Kapitolyo has always been a busy restaurant neighborhood, but since opening in 2016, Tittos BBQ & Brew has been getting all of the attention. What started as a fun and quirky idea from a group of beer-loving friends has now become a neighborhood favorite serving up eclectic dishes inspired from Latin American flavors. From wholesome family gatherings to the occasional two-beer catch up with the boys, Tittos welcomes anyone who’s looking for a good time.
The façade’s colorful and festive vibe will make you turn twice. Don’t even get us started on the restaurant’s vibrant interiors. From the eye-catching hand-painted mural and bricked walls, to the wooden and leathered fixtures, you’ll definitely feel the festive atmosphere!

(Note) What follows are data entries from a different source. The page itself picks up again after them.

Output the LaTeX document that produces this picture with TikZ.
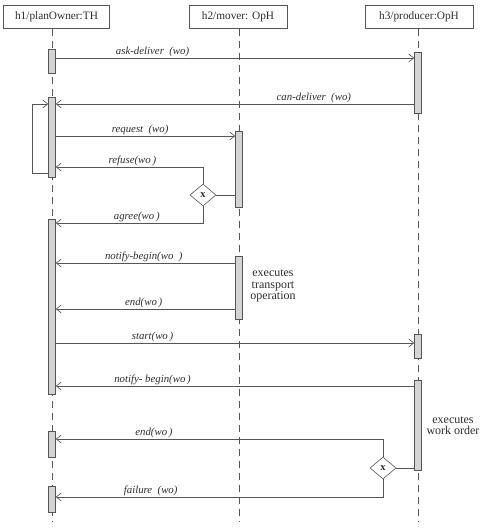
\documentclass[tikz,border=0pt]{standalone}
\usepackage{fontspec}
\setmainfont{Liberation Serif}
\usetikzlibrary{arrows.meta,shapes.geometric}
\definecolor{ln}{RGB}{85,85,85}
\definecolor{txt}{RGB}{45,45,45}
\definecolor{barfill}{RGB}{212,212,212}
\tikzset{
  hdr/.style={draw=ln, line width=0.7pt, inner sep=0pt, minimum height=23pt, font=\fontsize{11.3}{13}\selectfont, text=txt},
  life/.style={draw=ln, line width=0.7pt, dash pattern=on 7pt off 5pt},
  actbar/.style={draw=ln, fill=barfill, line width=0.6pt, minimum width=7pt, inner sep=0pt},
  msg/.style={draw=ln, line width=0.6pt, -{Straight Barb[length=5pt,width=8pt]}},
  plain/.style={draw=ln, line width=0.6pt},
  lbl/.style={font=\itshape\fontsize{10.8}{12}\selectfont, text=txt, inner sep=1pt},
  note/.style={font=\fontsize{12}{13}\selectfont, text=txt, align=center},
  choice/.style={shape=diamond, draw=ln, fill=white, line width=0.6pt, inner sep=0pt, minimum width=26pt, minimum height=22pt, font=\bfseries\fontsize{10.5}{10}\selectfont, text=txt}
}
\begin{document}
\begin{tikzpicture}[x=1pt,y=-1pt]
\useasboundingbox (0,0) rectangle (482,528);
% headers
\node[hdr, minimum width=106pt] (h1) at (56.5,17) {h1/planOwner:TH};
\node[hdr, minimum width=98pt] (h2) at (238,17) {h2/mover: OpH};
\node[hdr, minimum width=108pt] (h3) at (419,17) {h3/producer:OpH};
% lifeline ends
\coordinate (e1) at (52,522);
\coordinate (e2) at (239,522);
\coordinate (e3) at (418,522);
\draw[life] (h1.south -| e1) -- (e1);
\draw[life] (h2.south -| e2) -- (e2);
\draw[life] (h3.south -| e3) -- (e3);
% activation bars
\node[actbar, minimum height=24pt] (a1) at (52,61) {};
\node[actbar, minimum height=80pt] (a2) at (52,137) {};
\node[actbar, minimum height=175pt] (a3) at (52,306.5) {};
\node[actbar, minimum height=26pt] (a4) at (52,444) {};
\node[actbar, minimum height=26pt] (a5) at (52,499) {};
\node[actbar, minimum height=76pt] (b1) at (239,169) {};
\node[actbar, minimum height=63pt] (b2) at (239,287.5) {};
\node[actbar, minimum height=61pt] (c1) at (418,82.5) {};
\node[actbar, minimum height=24pt] (c2) at (418,346) {};
\node[actbar, minimum height=90pt] (c3) at (418,425) {};
% message rows
\coordinate (y1) at (0,58);
\coordinate (y2) at (0,104);
\coordinate (y3) at (0,136);
\coordinate (y4) at (0,167);
\coordinate (y5) at (0,223);
\coordinate (y6) at (0,263);
\coordinate (y7) at (0,309);
\coordinate (y8) at (0,343);
\coordinate (y9) at (0,386);
\coordinate (y10) at (0,439);
\coordinate (y11) at (0,497);
\coordinate (yl) at (0,173);
\coordinate (lx) at (32,0);
% choices
\node[choice] (d1) at (203,195) {x};
\node[choice] (d2) at (383,468) {x};
% messages
\draw[msg] (a1.east |- y1) -- node[lbl, above, pos=0.27] {ask-deliver~ (wo)} (c1.west |- y1);
\draw[msg] (c1.west |- y2) -- node[lbl, above, pos=0.28] {can-deliver~ (wo)} (a2.east |- y2);
\draw[msg] (a2.west |- yl) -- (lx |- yl) -- (lx |- y2) -- (a2.west |- y2);
\draw[msg] (a2.east |- y3) -- node[lbl, above, pos=0.47] {request~ (wo)} (b1.west |- y3);
\draw[plain] (d1.east) -- (b1.west |- d1.east);
\draw[msg] (d1.north) -- (d1.north |- y4) -- node[lbl, above, pos=0.48] {refuse(wo\,)} (a2.east |- y4);
\draw[msg] (d1.south) -- (d1.south |- y5) -- node[lbl, above, pos=0.45] {agree(wo\,)} (a3.east |- y5);
\draw[msg] (b2.west |- y6) -- node[lbl, above, pos=0.51] {notify-begin(wo~ )} (a3.east |- y6);
\draw[msg] (b2.west |- y7) -- node[lbl, above, pos=0.51] {end(wo\,)} (a3.east |- y7);
\draw[msg] (a3.east |- y8) -- node[lbl, above, pos=0.27] {start(wo\,)} (c2.west |- y8);
\draw[msg] (c3.west |- y9) -- node[lbl, above, pos=0.73] {notify- begin(wo\,)} (a3.east |- y9);
\draw[plain] (d2.east) -- (c3.west |- d2.east);
\draw[msg] (d2.north) -- (d2.north |- y10) -- node[lbl, above, pos=0.7] {end(wo\,)} (a4.east |- y10);
\draw[msg] (d2.south) -- (d2.south |- y11) -- node[lbl, above, pos=0.71] {failure~ (wo)} (a5.east |- y11);
% notes
\node[note] (n1) at (273,286) {executes\\[-1.5pt]transport\\[-1.5pt]operation};
\node[note] (n2) at (453,425.5) {executes\\[-1.5pt]work order};
\end{tikzpicture}
\end{document}
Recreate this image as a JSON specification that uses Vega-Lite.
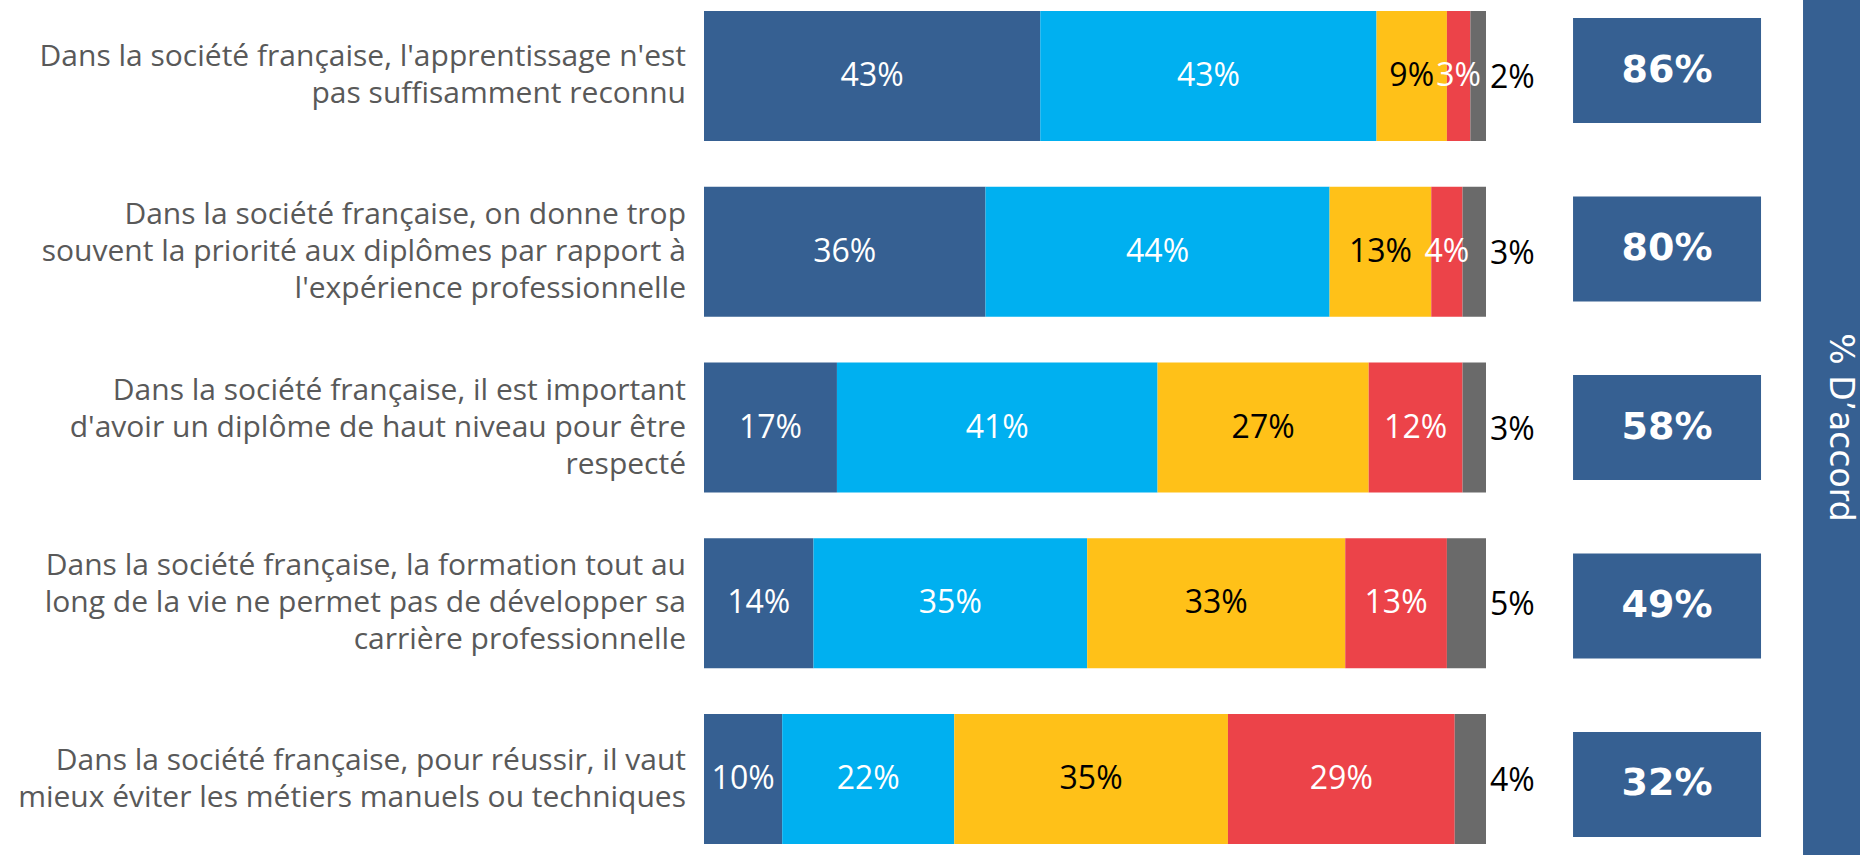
{
  "$schema": "https://vega.github.io/schema/vega-lite/v6.json",
  "width": 1860,
  "height": 855,
  "autosize": {"type": "fit", "contains": "padding"},
  "padding": 0,
  "background": "white",
  "config": {"view": {"stroke": null}},
  "datasets": {
    "seg": [
      {"id": 1, "q": "Dans la société française, l'apprentissage n'est\npas suffisamment reconnu", "cat": "Tout à fait d’accord", "o": 1, "v": 0.43},
      {"id": 1, "q": "Dans la société française, l'apprentissage n'est\npas suffisamment reconnu", "cat": "Plutôt d’accord", "o": 2, "v": 0.43},
      {"id": 1, "q": "Dans la société française, l'apprentissage n'est\npas suffisamment reconnu", "cat": "Plutôt pas d’accord", "o": 3, "v": 0.09},
      {"id": 1, "q": "Dans la société française, l'apprentissage n'est\npas suffisamment reconnu", "cat": "Pas du tout d’accord", "o": 4, "v": 0.03},
      {"id": 1, "q": "Dans la société française, l'apprentissage n'est\npas suffisamment reconnu", "cat": "Ne se prononce pas", "o": 5, "v": 0.02},
      {"id": 2, "q": "Dans la société française, on donne trop\nsouvent la priorité aux diplômes par rapport à\nl'expérience professionnelle", "cat": "Tout à fait d’accord", "o": 1, "v": 0.36},
      {"id": 2, "q": "Dans la société française, on donne trop\nsouvent la priorité aux diplômes par rapport à\nl'expérience professionnelle", "cat": "Plutôt d’accord", "o": 2, "v": 0.44},
      {"id": 2, "q": "Dans la société française, on donne trop\nsouvent la priorité aux diplômes par rapport à\nl'expérience professionnelle", "cat": "Plutôt pas d’accord", "o": 3, "v": 0.13},
      {"id": 2, "q": "Dans la société française, on donne trop\nsouvent la priorité aux diplômes par rapport à\nl'expérience professionnelle", "cat": "Pas du tout d’accord", "o": 4, "v": 0.04},
      {"id": 2, "q": "Dans la société française, on donne trop\nsouvent la priorité aux diplômes par rapport à\nl'expérience professionnelle", "cat": "Ne se prononce pas", "o": 5, "v": 0.03},
      {"id": 3, "q": "Dans la société française, il est important\nd'avoir un diplôme de haut niveau pour être\nrespecté", "cat": "Tout à fait d’accord", "o": 1, "v": 0.17},
      {"id": 3, "q": "Dans la société française, il est important\nd'avoir un diplôme de haut niveau pour être\nrespecté", "cat": "Plutôt d’accord", "o": 2, "v": 0.41},
      {"id": 3, "q": "Dans la société française, il est important\nd'avoir un diplôme de haut niveau pour être\nrespecté", "cat": "Plutôt pas d’accord", "o": 3, "v": 0.27},
      {"id": 3, "q": "Dans la société française, il est important\nd'avoir un diplôme de haut niveau pour être\nrespecté", "cat": "Pas du tout d’accord", "o": 4, "v": 0.12},
      {"id": 3, "q": "Dans la société française, il est important\nd'avoir un diplôme de haut niveau pour être\nrespecté", "cat": "Ne se prononce pas", "o": 5, "v": 0.03},
      {"id": 4, "q": "Dans la société française, la formation tout au\nlong de la vie ne permet pas de développer sa\ncarrière professionnelle", "cat": "Tout à fait d’accord", "o": 1, "v": 0.14},
      {"id": 4, "q": "Dans la société française, la formation tout au\nlong de la vie ne permet pas de développer sa\ncarrière professionnelle", "cat": "Plutôt d’accord", "o": 2, "v": 0.35},
      {"id": 4, "q": "Dans la société française, la formation tout au\nlong de la vie ne permet pas de développer sa\ncarrière professionnelle", "cat": "Plutôt pas d’accord", "o": 3, "v": 0.33},
      {"id": 4, "q": "Dans la société française, la formation tout au\nlong de la vie ne permet pas de développer sa\ncarrière professionnelle", "cat": "Pas du tout d’accord", "o": 4, "v": 0.13},
      {"id": 4, "q": "Dans la société française, la formation tout au\nlong de la vie ne permet pas de développer sa\ncarrière professionnelle", "cat": "Ne se prononce pas", "o": 5, "v": 0.05},
      {"id": 5, "q": "Dans la société française, pour réussir, il vaut\nmieux éviter les métiers manuels ou techniques", "cat": "Tout à fait d’accord", "o": 1, "v": 0.10},
      {"id": 5, "q": "Dans la société française, pour réussir, il vaut\nmieux éviter les métiers manuels ou techniques", "cat": "Plutôt d’accord", "o": 2, "v": 0.22},
      {"id": 5, "q": "Dans la société française, pour réussir, il vaut\nmieux éviter les métiers manuels ou techniques", "cat": "Plutôt pas d’accord", "o": 3, "v": 0.35},
      {"id": 5, "q": "Dans la société française, pour réussir, il vaut\nmieux éviter les métiers manuels ou techniques", "cat": "Pas du tout d’accord", "o": 4, "v": 0.29},
      {"id": 5, "q": "Dans la société française, pour réussir, il vaut\nmieux éviter les métiers manuels ou techniques", "cat": "Ne se prononce pas", "o": 5, "v": 0.04}
    ],
    "side": [{"t": "% D’accord"}]
  },
  "data": {"name": "seg"},
  "resolve": {"scale": {"y": "independent"}},
  "layer": [
    {
      "mark": {"type": "bar"},
      "encoding": {
        "y": {"field": "id", "type": "ordinal", "axis": null, "scale": {"type": "band", "domain": [1, 2, 3, 4, 5], "paddingInner": 0.261, "paddingOuter": 0.0625}},
        "x": {"field": "v", "type": "quantitative", "stack": "zero", "axis": null, "scale": {"domain": [-0.90026, 1.47826], "nice": false, "zero": false}},
        "color": {"field": "cat", "type": "nominal", "legend": null,
          "scale": {"domain": ["Tout à fait d’accord", "Plutôt d’accord", "Plutôt pas d’accord", "Pas du tout d’accord", "Ne se prononce pas"],
                    "range": ["#366092", "#00B0F0", "#FFC118", "#EC4349", "#6A6A6A"]}},
        "order": {"field": "o", "type": "quantitative"}
      }
    },
    {
      "transform": [
        {"filter": "datum.o < 5"},
        {"stack": "v", "groupby": ["id"], "sort": [{"field": "o"}], "as": ["x0", "x1"]},
        {"fold": ["x0", "x1"], "as": ["k", "xv"]}
      ],
      "mark": {"type": "text", "font": "Open Sans", "fontSize": 32, "baseline": "middle", "align": "center"},
      "encoding": {
        "y": {"field": "id", "type": "ordinal", "axis": null, "scale": {"type": "band", "domain": [1, 2, 3, 4, 5], "paddingInner": 0.261, "paddingOuter": 0.0625}},
        "x": {"aggregate": "mean", "field": "xv", "type": "quantitative", "axis": null, "scale": {"domain": [-0.90026, 1.47826], "nice": false, "zero": false}},
        "detail": {"field": "cat"},
        "text": {"field": "v", "type": "quantitative", "format": ".0%"},
        "color": {"condition": {"test": "datum.cat === 'Plutôt pas d’accord'", "value": "#000000"}, "value": "#FFFFFF"}
      }
    },
    {
      "transform": [
        {"stack": "v", "groupby": ["id"], "sort": [{"field": "o"}], "as": ["x0", "x1"]},
        {"filter": "datum.o == 5"}
      ],
      "mark": {"type": "text", "font": "Open Sans", "fontSize": 32, "baseline": "middle", "align": "left", "dx": 4, "dy": 2, "color": "#000000"},
      "encoding": {
        "y": {"field": "id", "type": "ordinal", "axis": null, "scale": {"type": "band", "domain": [1, 2, 3, 4, 5], "paddingInner": 0.261, "paddingOuter": 0.0625}},
        "x": {"field": "x1", "type": "quantitative", "axis": null, "scale": {"domain": [-0.90026, 1.47826], "nice": false, "zero": false}},
        "text": {"field": "v", "type": "quantitative", "format": ".0%"}
      }
    },
    {
      "transform": [{"filter": "datum.o == 1 && length(split(datum.q, '\\n')) == 2"}],
      "mark": {"type": "text", "font": "Open Sans", "fontSize": 30, "lineHeight": 37, "lineBreak": "\n", "baseline": "middle", "align": "right", "dy": -18.5, "color": "#595959"},
      "encoding": {
        "y": {"field": "id", "type": "ordinal", "axis": null, "scale": {"type": "band", "domain": [1, 2, 3, 4, 5], "paddingInner": 0.261, "paddingOuter": 0.0625}},
        "x": {"datum": -0.023, "type": "quantitative", "axis": null, "scale": {"domain": [-0.90026, 1.47826], "nice": false, "zero": false}},
        "text": {"field": "q", "type": "nominal"}
      }
    },
    {
      "transform": [{"filter": "datum.o == 1 && length(split(datum.q, '\\n')) == 3"}],
      "mark": {"type": "text", "font": "Open Sans", "fontSize": 30, "lineHeight": 37, "lineBreak": "\n", "baseline": "middle", "align": "right", "dy": -37, "color": "#595959"},
      "encoding": {
        "y": {"field": "id", "type": "ordinal", "axis": null, "scale": {"type": "band", "domain": [1, 2, 3, 4, 5], "paddingInner": 0.261, "paddingOuter": 0.0625}},
        "x": {"datum": -0.023, "type": "quantitative", "axis": null, "scale": {"domain": [-0.90026, 1.47826], "nice": false, "zero": false}},
        "text": {"field": "q", "type": "nominal"}
      }
    },
    {
      "transform": [
        {"filter": "datum.o <= 2"},
        {"aggregate": [{"op": "sum", "field": "v", "as": "tot"}], "groupby": ["id"]}
      ],
      "mark": {"type": "bar", "color": "#366092"},
      "encoding": {
        "y": {"field": "id", "type": "ordinal", "axis": null, "scale": {"type": "band", "domain": [1, 2, 3, 4, 5], "paddingInner": 0.412, "paddingOuter": 0.101}},
        "x": {"datum": 1.1113, "type": "quantitative", "axis": null, "scale": {"domain": [-0.90026, 1.47826], "nice": false, "zero": false}},
        "x2": {"datum": 1.3517}
      }
    },
    {
      "transform": [
        {"filter": "datum.o <= 2"},
        {"aggregate": [{"op": "sum", "field": "v", "as": "tot"}], "groupby": ["id"]}
      ],
      "mark": {"type": "text", "font": "DejaVu Sans", "fontWeight": "bold", "fontSize": 38, "baseline": "middle", "align": "center", "color": "#FFFFFF"},
      "encoding": {
        "y": {"field": "id", "type": "ordinal", "axis": null, "scale": {"type": "band", "domain": [1, 2, 3, 4, 5], "paddingInner": 0.412, "paddingOuter": 0.101}},
        "x": {"datum": 1.2315, "type": "quantitative", "axis": null, "scale": {"domain": [-0.90026, 1.47826], "nice": false, "zero": false}},
        "text": {"field": "tot", "type": "quantitative", "format": ".0%"}
      }
    },
    {
      "data": {"name": "side"},
      "mark": {"type": "rect", "color": "#366092"},
      "encoding": {
        "x": {"datum": 1.4054, "type": "quantitative", "axis": null, "scale": {"domain": [-0.90026, 1.47826], "nice": false, "zero": false}},
        "x2": {"datum": 1.47826}
      }
    },
    {
      "data": {"name": "side"},
      "mark": {"type": "text", "font": "DejaVu Sans", "fontSize": 33, "angle": 90, "baseline": "middle", "align": "center", "color": "#FFFFFF"},
      "encoding": {
        "x": {"datum": 1.4527, "type": "quantitative", "axis": null, "scale": {"domain": [-0.90026, 1.47826], "nice": false, "zero": false}},
        "text": {"field": "t", "type": "nominal"}
      }
    }
  ]
}
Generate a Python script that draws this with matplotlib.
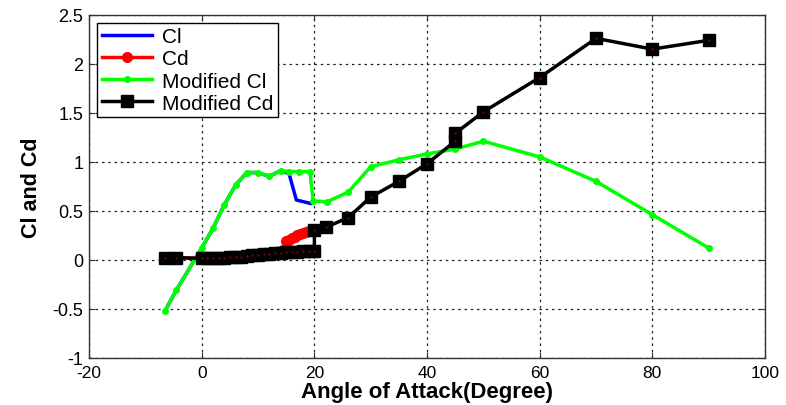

Chef and co-owner Jerwyn Rabo challenged himself and his kitchen team to come up with Tittos’ Latin American-influenced menu. The Le Cordon Bleu Australia-trained chef used his knowledge in French cooking techniques for the food he developed in the resto. He ultimately came up with a medley of playful dishes using familiar ingredients cooked with bold and exciting flavors.
The Latin Line Up
For a satisfying starter, order the best-selling, Elote. Char-grilled sweet corn cobs are seasoned with smoked paprika butter, tamarind spice, mayo lime then finished off with crumbled queso fresco. Enjoy it shredded or off the cob.
Pizza + Quesadilla = Pizzadilla. That’s right! Two of man’s favorite dishes in one plate. The dish starts off with housemade dough that’s smothered with tomato sauce then topped with generous servings of grilled chicken, pimiento, onions, and plenty of cheese. The open-faced Pollo Pizzadilla is then drizzled with thick crema and chimichurri sauce plus garnished with fresh greens so you can have the option to roll it or have it by the slice.
Another Tittos signature dish is the Beef Barbacoa. The slow-cooked beef belly chunks are already a winner in our book, but Chef Jerwyn adds in textures and flavors of Pico de Gallo, pickled onion, slaw and tortilla chips making this street taco a dish to go loco over. One serving is definitely not enough.
The Costilitas or Cuban Baby Back Ribs will surely satisfy the titos of Manila. Char-grilled till tender and flavorful, the juicy pork ribs are then coated with the house BBQ sauce and served with a side of vegetables.
The hanger steak is known to be a tough meat cut but Chef Jerwyn makes it into an exceptional entrée by cooking it in a sous vide machine and plating it with crispy onions slices, vegetables, chimichurri sauce, and a side of gravy. The result is the 18 Hour Goucho Steak, a tribute to the skilled horsemen of Argentina and a steak you’ll order again and again.
For a meal ender, we recommend the Ube Churros, a unique dessert crowned with white cream frosting and drizzled all over with dulce de leche and chocolate syrup. The secret to this sweet treat is the luscious ube haleya that melds perfectly with the churros batter. Be careful though, this dessert can be very addicting; you might want to eat your fill before it’s gone.
Currently, Tittos is planning to release new dishes soon, so expect bolder and fresher flavors in their menu. For now, sit back, relax, have a beer or two, and let Tittos BBQ & Brew indulge you with their signature Latin eats.